Acompanhado os dois Fradins, o Preto que Ri, um frei negro, que ri de sua própria desgraça, e o Tamanduá que Chupa Cérebros. O Cabôco estreou no Pasquim em 1972 e de todos os personagens de Henfil foi o que causou mais polêmica e inimizades ao autor. Dono de um cemitério atípico, Cabôco só enterrava pessoas que estavam vivas. Para personalidades públicas que, no entendimento de Henfil, haviam colaborado de alguma forma com a ditadura, caia no cemitério dos mortos-vivas. E o Cabôco tinha como cúmplice o Tamanduá, que sugava cérebros de suas vítimas para conhecer os pensamentos mais escondidos.
FRADIM
Quando decidiu lançar o Fradim em revistas, Henfil criou um elenco de personagens mais leves para acompanhar a publicação. Surgiu Zeferino, um nordestino da caatinga, esfomeado e sedento, acompanhado de uma minuscula graúna, seu único personagem feminino, que após morrer e ressuscitar em três dias, pôs um ovo e gerou a Grauninha, um personagem delicado que morreu de inanição pouco depois. E ainda um bode devorador de livros, Francisco Orelana, vestindo seu constante chapéu coco, e que foi inspirado num bode real, da criação do cantador Elomar Figueira de Mello. Como antagonistas, o onça Glorinha, e Lati, um coronel do interior.

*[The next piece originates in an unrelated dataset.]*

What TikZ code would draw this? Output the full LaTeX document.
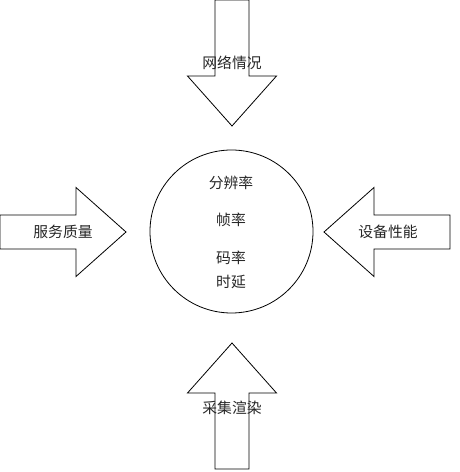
\documentclass[tikz,border=0pt]{standalone}
\usepackage{fontspec}
\newfontfamily\cjk{Noto Sans CJK SC}
\usetikzlibrary{positioning}

\tikzset{
  pics/blockarrow/.style={code={
    \draw[arrowshape] (0,17) -- (76,17) -- (76,44.5) -- (126,0)
      -- (76,-44.5) -- (76,-17) -- (0,-17) -- cycle;
  }}
}

\begin{document}
\begin{tikzpicture}[
  x=1pt,y=1pt,
  arrowshape/.style={draw,line width=0.8pt,fill=white,line join=miter},
  lbl/.style={font=\cjk\fontsize{14.8}{17}\selectfont,text=black!85,inner sep=0pt},
  ring/.style={draw,circle,line width=0.8pt,minimum size=163pt,inner sep=0pt}
]
\useasboundingbox (0,0) rectangle (460,472);

% four block arrows
\pic[rotate=-90] at (232,472) {blockarrow};
\pic at (0,240) {blockarrow};
\pic[rotate=180] at (450,240) {blockarrow};
\pic[rotate=90] at (232,3) {blockarrow};

% centre circle
\node[ring] (params) at (231.5,240.5) {};
\node[lbl] (res) at (231,289) {分辨率};
\node[lbl] (fps) at (231,252) {帧率};
\node[lbl] (bitrate) at (231,214) {码率};
\node[lbl] (delay) at (231,190) {时延};

% arrow labels
\node[lbl] (net) at (232,409) {网络情况};
\node[lbl] (qos) at (63,240) {服务质量};
\node[lbl] (dev) at (388,240) {设备性能};
\node[lbl] (cap) at (232,64) {采集渲染};
\end{tikzpicture}
\end{document}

Com o negro Orelhão, criado nas páginas de O Dia, Henfil desenha a crítica social, com um humor direto, falando claramente aos pobres da cidade, sobre seus problemas mais imediatos. Também para esse público surgiram no Jornal dos Spots seus personagens de futebol: Urubu (torcida do Flamengo, composta em sua maioria de negros), Bacalhau (torcida do Vasco, portugueses), Pó de Arroz (torcida do Fluminense, de pessoas ricas), Cri-Cri (torcida do Botafogo, por conta de sua chatice), Gato Pingado (torcida do América, muito pequena). E para os mais intelectualizados Ubaldo, o Paranoico, um personagem criado com a anistia de 1070, e que sempre se recusou a admitir que os tempos estariam mudando. Segundo Márcio Malta, a chave de Henfil para o sucesso popular foi abordar o futebol não só por seu cunho esportivo, mas também pelo mundo real – partindo da esfera econômica – em que chamou atenção para as contradições sociais entre as torcidas.